Early in the morning on 8 May, Ault led the Lexington airwing's attack on the Japanese fleet carrier Shōkaku. The attack was successful; the Shōkaku was damaged severely enough to warrant its removal from battle and its return to base at Chuuk.

Both Ault and his radio-gunner, Aviation Radioman 1st Class William T. Butler, apparently suffered wounds when Zero fighters attacked the group commander's SBD Dauntless. Ault attempted to return to a friendly carrier deck, not realizing that the Lexington had taken mortal damage in his absence. Unaware of Lexington's distress, he radioed the ship at 14:49, to tell her that he had only enough gasoline for 20 minutes. Yorktown, which had taken over communications for "Lady Lex," heard Ault's broadcast but failed to pick him up on her radar. Informed that he was on his own but wished "Good luck." Ault changed course to the north, in a last vain attempt to be picked up on radar. Yorktown again wished him good luck.

Ault, perhaps aware of the fate that lay ahead, radioed : "O.K. So long, people. We put a 1,000 pound hit on the flat top." No further word was received from Lexington's air group commander, and neither he nor Aviation Radioman Butler was ever seen again. No remains of his aircraft have ever been found.

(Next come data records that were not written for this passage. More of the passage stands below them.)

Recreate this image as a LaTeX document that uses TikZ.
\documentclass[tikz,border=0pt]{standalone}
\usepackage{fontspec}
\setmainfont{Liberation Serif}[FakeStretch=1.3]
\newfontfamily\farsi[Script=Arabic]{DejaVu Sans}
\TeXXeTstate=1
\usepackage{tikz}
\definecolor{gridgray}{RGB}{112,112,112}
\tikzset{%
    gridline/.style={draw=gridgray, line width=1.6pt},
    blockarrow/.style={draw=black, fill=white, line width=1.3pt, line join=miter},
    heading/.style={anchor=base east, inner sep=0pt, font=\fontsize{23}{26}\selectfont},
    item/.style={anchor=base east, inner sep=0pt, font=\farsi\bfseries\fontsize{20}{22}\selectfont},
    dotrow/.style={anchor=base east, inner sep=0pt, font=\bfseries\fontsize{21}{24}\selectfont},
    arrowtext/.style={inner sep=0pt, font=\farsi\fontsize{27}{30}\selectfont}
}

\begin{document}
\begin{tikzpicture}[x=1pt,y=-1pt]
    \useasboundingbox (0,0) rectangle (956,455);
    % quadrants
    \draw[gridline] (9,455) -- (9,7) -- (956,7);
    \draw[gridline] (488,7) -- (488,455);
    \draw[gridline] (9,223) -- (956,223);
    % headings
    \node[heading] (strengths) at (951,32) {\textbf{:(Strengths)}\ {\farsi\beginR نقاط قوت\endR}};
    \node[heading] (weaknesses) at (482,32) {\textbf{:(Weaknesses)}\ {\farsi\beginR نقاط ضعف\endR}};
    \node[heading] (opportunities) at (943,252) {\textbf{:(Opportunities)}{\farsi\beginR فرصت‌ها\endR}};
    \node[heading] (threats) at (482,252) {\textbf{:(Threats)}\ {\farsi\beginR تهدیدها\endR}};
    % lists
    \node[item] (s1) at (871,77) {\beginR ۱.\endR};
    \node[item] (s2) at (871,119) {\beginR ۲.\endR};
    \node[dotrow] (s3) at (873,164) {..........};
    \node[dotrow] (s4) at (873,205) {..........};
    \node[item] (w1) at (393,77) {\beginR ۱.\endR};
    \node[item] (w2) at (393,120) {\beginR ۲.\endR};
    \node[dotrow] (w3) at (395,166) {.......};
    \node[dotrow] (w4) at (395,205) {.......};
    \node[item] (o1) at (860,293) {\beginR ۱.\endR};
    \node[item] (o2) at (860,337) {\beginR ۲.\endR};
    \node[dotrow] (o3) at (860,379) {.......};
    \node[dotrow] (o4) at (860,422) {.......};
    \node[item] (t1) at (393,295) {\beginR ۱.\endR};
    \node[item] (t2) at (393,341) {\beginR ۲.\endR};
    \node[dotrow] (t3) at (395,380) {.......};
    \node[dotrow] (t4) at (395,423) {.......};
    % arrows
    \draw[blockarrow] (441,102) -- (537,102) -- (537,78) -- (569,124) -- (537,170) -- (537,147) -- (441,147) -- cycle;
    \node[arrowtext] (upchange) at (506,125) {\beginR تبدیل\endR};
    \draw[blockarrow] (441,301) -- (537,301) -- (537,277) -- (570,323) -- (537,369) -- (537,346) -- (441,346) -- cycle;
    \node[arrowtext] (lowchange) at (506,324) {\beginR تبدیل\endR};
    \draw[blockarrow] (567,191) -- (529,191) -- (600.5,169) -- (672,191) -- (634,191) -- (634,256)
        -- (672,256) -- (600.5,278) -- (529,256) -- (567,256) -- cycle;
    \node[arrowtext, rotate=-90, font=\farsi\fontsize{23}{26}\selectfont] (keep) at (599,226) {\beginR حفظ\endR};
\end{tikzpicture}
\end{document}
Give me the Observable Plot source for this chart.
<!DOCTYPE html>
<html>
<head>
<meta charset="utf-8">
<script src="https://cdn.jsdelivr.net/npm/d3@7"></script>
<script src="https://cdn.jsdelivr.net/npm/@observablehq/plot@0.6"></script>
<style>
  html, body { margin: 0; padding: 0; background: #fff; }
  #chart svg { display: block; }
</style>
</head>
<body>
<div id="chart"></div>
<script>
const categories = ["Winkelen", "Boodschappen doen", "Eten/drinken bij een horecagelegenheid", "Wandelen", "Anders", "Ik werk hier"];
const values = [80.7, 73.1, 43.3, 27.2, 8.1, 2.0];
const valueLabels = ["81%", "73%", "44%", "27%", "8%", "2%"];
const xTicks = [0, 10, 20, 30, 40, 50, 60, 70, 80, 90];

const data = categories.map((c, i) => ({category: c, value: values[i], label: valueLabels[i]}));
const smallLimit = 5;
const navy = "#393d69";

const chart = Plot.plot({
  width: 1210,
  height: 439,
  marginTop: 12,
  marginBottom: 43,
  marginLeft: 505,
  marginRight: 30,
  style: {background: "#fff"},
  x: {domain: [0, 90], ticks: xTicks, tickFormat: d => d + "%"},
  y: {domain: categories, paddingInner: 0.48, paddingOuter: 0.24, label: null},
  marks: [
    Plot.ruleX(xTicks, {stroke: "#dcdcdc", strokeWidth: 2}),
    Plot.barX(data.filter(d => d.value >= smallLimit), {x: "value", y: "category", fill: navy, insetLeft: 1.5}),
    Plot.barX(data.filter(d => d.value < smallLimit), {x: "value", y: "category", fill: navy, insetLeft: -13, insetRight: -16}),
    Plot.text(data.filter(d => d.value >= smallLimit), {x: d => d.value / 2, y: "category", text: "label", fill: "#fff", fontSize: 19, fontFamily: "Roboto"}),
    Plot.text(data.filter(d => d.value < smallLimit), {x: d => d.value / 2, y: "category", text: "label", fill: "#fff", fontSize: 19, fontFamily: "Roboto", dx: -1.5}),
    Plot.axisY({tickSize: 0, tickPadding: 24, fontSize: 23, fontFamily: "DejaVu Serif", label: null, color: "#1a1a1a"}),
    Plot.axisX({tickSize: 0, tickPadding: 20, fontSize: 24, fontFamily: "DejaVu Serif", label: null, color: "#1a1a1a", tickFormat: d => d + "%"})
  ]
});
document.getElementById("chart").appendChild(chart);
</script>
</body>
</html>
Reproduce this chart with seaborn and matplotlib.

Both Ault and Butler were listed as Missing in Action and presumed dead on May 8, 1942.

== Navy Cross ==
Ault's leadership of Lexington's air group in the Battle of the Coral Sea earned him the posthumous award of the Navy Cross.

The citation reads:

The President of the United States takes pride in presenting the Navy Cross (Posthumously) to William Bowen Ault (0-057445), Commander, U.S. Navy, for extraordinary heroism in operations against the enemy while serving as Pilot of a carrier-based Navy Combat Plane and Group commander of a Navy Air Group embarked from the U.S.S. LEXINGTON (CV-2), in action against enemy Japanese forces during the Air Battle of the Coral Sea, on 7 and 8 May 1942. Commander Ault led the air attack in the face of severe antiaircraft barrage and heavy fighter opposition, which resulted in the complete destruction of one enemy carrier on 7 May and major damage to another on 8 May. His failure to return from the latter encounter and his courageous conduct throughout the duration of these actions were an inspiration to the entire air group. Commander Ault's outstanding courage, daring airmanship and devotion to duty were in keeping with the highest traditions of the United States Naval Service. He gallantly gave his life for his country.

== Legacy ==
On September 25, 1943, the airfield at Naval Air Station Whidbey Island was named for Commander Ault.

The , an Allen M. Sumner class destroyer in the United States Navy launched 26 March 1944, was also named for him.